BEGIN Task data

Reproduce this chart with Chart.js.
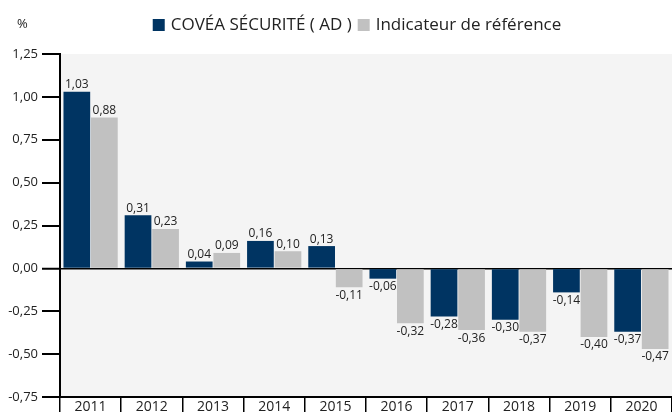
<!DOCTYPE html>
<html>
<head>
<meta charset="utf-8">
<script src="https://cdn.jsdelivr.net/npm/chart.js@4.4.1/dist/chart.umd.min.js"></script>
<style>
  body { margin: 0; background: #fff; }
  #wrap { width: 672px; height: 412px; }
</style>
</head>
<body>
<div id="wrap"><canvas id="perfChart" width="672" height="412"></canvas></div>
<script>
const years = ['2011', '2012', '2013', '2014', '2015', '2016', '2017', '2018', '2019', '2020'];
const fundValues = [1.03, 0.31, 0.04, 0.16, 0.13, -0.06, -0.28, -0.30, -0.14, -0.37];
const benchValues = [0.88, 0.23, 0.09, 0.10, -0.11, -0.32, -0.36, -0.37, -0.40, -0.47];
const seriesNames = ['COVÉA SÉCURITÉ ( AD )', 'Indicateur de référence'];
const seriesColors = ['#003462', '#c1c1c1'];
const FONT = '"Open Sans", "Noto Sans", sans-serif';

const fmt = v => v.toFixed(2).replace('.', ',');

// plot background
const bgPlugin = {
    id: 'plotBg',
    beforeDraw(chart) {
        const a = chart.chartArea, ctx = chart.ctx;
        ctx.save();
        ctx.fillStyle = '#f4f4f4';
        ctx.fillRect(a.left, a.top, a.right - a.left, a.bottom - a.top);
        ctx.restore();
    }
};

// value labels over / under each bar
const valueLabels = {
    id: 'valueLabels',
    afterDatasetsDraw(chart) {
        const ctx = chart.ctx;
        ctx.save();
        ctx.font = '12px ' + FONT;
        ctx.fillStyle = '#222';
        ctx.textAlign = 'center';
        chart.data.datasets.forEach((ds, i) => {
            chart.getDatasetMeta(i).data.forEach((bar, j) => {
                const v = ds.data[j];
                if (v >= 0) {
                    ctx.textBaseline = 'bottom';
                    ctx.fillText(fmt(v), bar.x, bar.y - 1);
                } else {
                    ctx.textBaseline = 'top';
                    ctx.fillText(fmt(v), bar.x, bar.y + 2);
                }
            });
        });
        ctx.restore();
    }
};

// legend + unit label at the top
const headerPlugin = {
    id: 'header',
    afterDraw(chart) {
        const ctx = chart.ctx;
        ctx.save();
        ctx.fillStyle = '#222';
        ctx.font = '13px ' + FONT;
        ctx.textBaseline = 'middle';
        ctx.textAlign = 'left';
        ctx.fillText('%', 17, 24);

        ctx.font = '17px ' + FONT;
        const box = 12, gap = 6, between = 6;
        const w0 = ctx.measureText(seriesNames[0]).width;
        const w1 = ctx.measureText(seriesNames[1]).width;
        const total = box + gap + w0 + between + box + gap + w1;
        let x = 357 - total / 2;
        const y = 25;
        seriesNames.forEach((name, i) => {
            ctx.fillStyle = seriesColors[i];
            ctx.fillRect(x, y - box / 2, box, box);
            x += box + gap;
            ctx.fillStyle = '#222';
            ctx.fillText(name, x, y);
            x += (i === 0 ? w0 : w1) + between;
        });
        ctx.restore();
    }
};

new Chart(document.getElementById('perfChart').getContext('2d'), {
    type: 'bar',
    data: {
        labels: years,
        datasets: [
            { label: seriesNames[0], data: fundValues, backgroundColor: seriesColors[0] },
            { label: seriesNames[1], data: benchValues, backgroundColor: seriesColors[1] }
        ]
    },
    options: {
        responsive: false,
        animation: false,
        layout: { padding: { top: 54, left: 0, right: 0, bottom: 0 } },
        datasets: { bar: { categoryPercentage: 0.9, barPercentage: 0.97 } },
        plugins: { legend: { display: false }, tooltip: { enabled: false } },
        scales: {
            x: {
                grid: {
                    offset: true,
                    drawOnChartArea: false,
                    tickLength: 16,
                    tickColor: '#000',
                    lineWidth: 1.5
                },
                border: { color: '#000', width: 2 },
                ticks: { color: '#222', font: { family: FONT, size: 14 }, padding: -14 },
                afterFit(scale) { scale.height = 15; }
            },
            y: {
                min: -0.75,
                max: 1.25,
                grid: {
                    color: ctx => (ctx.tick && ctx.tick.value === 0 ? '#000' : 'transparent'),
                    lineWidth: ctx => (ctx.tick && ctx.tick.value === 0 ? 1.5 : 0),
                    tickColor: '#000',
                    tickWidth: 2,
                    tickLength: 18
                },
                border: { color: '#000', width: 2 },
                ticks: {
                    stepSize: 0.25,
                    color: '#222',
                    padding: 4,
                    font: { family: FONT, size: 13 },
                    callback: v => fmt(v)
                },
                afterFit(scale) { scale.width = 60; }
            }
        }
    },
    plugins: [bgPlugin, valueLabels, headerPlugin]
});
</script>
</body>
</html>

END Task data
BEGIN Task data

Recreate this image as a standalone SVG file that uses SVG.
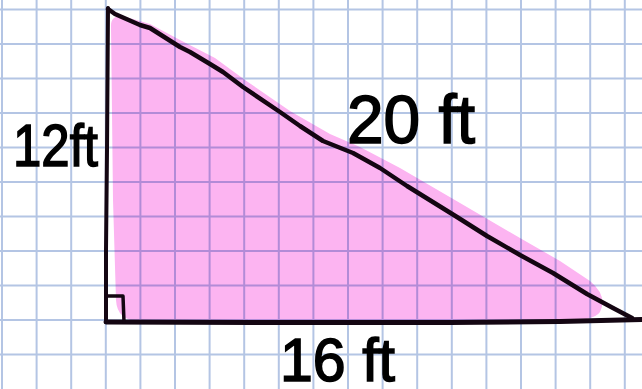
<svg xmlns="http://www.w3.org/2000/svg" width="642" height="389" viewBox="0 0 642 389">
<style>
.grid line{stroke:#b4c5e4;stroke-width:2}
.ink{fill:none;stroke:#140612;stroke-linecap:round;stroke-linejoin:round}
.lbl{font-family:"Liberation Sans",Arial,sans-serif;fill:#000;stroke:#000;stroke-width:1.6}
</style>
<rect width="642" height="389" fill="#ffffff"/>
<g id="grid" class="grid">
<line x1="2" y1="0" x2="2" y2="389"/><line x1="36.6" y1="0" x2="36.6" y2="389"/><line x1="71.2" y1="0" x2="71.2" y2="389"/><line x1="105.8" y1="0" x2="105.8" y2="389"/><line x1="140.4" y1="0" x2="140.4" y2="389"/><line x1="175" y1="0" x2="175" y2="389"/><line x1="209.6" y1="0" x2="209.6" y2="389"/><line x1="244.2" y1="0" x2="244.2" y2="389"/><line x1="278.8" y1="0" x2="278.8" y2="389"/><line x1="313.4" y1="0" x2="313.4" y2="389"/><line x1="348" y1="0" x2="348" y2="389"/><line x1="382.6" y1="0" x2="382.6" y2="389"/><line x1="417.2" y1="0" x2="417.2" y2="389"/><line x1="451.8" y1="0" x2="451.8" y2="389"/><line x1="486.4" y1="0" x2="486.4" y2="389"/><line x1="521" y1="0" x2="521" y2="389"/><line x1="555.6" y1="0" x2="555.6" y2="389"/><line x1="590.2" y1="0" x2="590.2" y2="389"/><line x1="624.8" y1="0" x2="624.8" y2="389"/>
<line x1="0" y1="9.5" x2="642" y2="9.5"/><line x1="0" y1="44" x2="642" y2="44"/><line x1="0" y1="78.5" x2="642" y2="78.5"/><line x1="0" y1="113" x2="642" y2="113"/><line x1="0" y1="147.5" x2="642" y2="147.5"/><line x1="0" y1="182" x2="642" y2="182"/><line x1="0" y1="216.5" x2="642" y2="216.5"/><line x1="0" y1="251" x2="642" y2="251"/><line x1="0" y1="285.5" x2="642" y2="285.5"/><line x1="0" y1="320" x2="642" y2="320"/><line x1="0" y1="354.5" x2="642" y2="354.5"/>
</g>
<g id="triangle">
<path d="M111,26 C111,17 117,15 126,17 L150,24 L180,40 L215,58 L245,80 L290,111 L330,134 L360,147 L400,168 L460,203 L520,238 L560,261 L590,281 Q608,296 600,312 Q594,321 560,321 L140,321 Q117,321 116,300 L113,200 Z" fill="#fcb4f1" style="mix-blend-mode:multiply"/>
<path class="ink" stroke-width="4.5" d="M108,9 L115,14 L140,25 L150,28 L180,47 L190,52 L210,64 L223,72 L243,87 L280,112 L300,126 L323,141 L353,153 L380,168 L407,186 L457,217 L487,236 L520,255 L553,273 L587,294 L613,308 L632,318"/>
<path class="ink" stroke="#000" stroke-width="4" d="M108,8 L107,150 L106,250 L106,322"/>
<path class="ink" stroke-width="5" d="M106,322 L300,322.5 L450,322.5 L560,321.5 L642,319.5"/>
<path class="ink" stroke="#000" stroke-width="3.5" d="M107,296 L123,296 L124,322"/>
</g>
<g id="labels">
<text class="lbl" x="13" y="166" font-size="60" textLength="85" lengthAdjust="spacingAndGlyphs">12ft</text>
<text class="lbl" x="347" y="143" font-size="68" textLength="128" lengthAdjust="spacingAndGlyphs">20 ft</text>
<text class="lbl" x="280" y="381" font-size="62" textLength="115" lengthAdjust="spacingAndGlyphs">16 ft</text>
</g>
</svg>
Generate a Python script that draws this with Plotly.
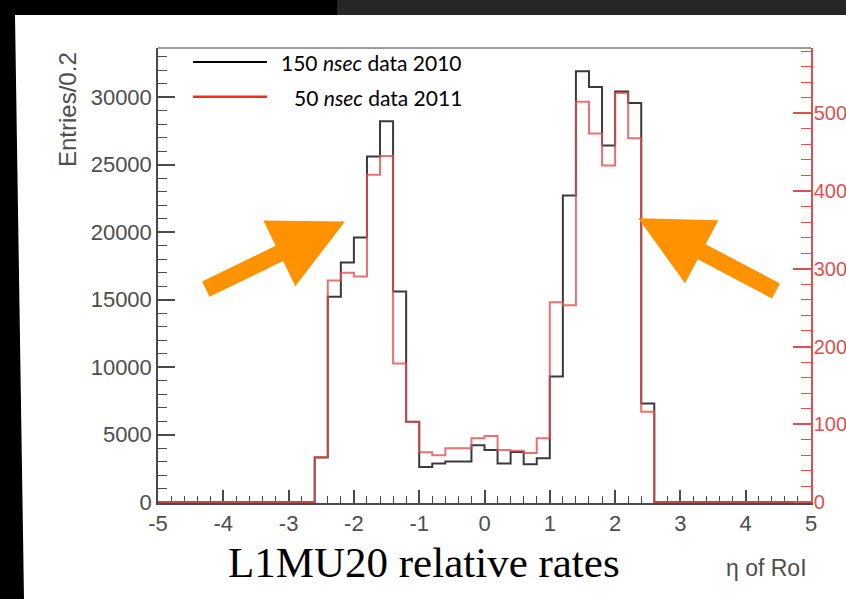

END Task data
BEGIN Task data

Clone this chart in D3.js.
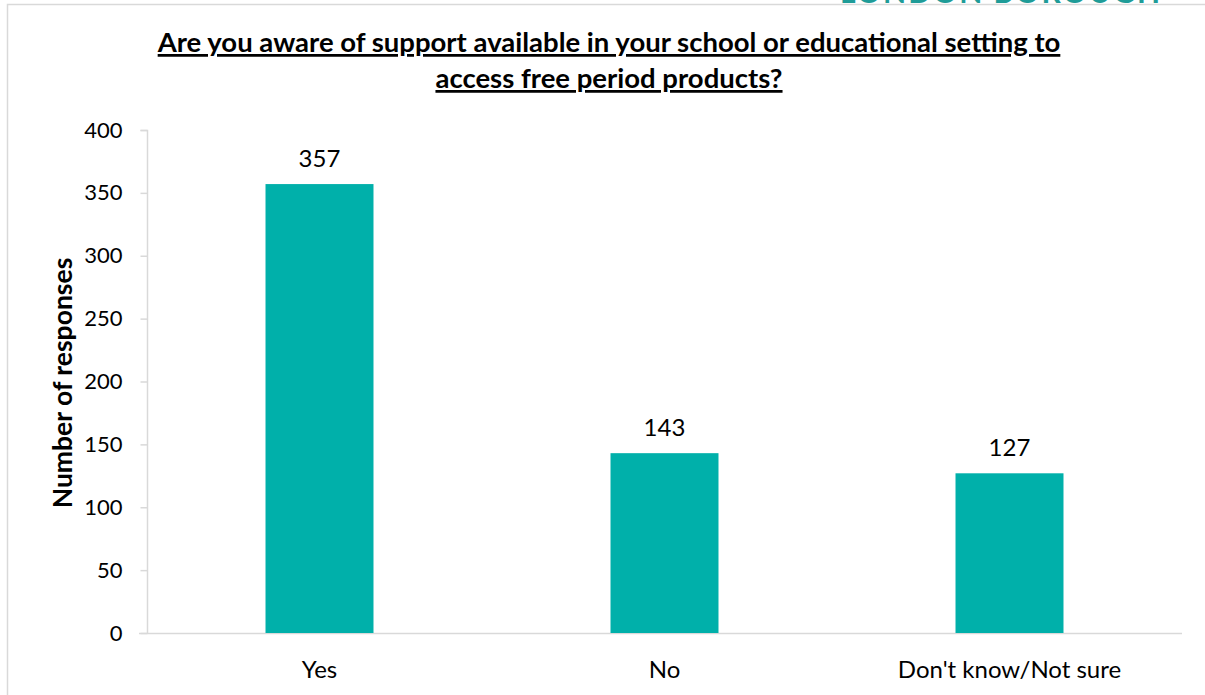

END Task data

#### [Exercise aim]
Using the data above, which lines fall from the one with "Reproduce this chart with Chart.js." through the one with "const fmt = v"? Repeat them exactly, ends included, minus any pictures.

#### [Correct output]
Reproduce this chart with Chart.js.
<!DOCTYPE html>
<html>
<head>
<meta charset="utf-8">
<script src="https://cdn.jsdelivr.net/npm/chart.js@4.4.1/dist/chart.umd.min.js"></script>
<style>
  body { margin: 0; background: #fff; }
  #wrap { width: 672px; height: 412px; }
</style>
</head>
<body>
<div id="wrap"><canvas id="perfChart" width="672" height="412"></canvas></div>
<script>
const years = ['2011', '2012', '2013', '2014', '2015', '2016', '2017', '2018', '2019', '2020'];
const fundValues = [1.03, 0.31, 0.04, 0.16, 0.13, -0.06, -0.28, -0.30, -0.14, -0.37];
const benchValues = [0.88, 0.23, 0.09, 0.10, -0.11, -0.32, -0.36, -0.37, -0.40, -0.47];
const seriesNames = ['COVÉA SÉCURITÉ ( AD )', 'Indicateur de référence'];
const seriesColors = ['#003462', '#c1c1c1'];
const FONT = '"Open Sans", "Noto Sans", sans-serif';

const fmt = v => v.toFixed(2).replace('.', ',');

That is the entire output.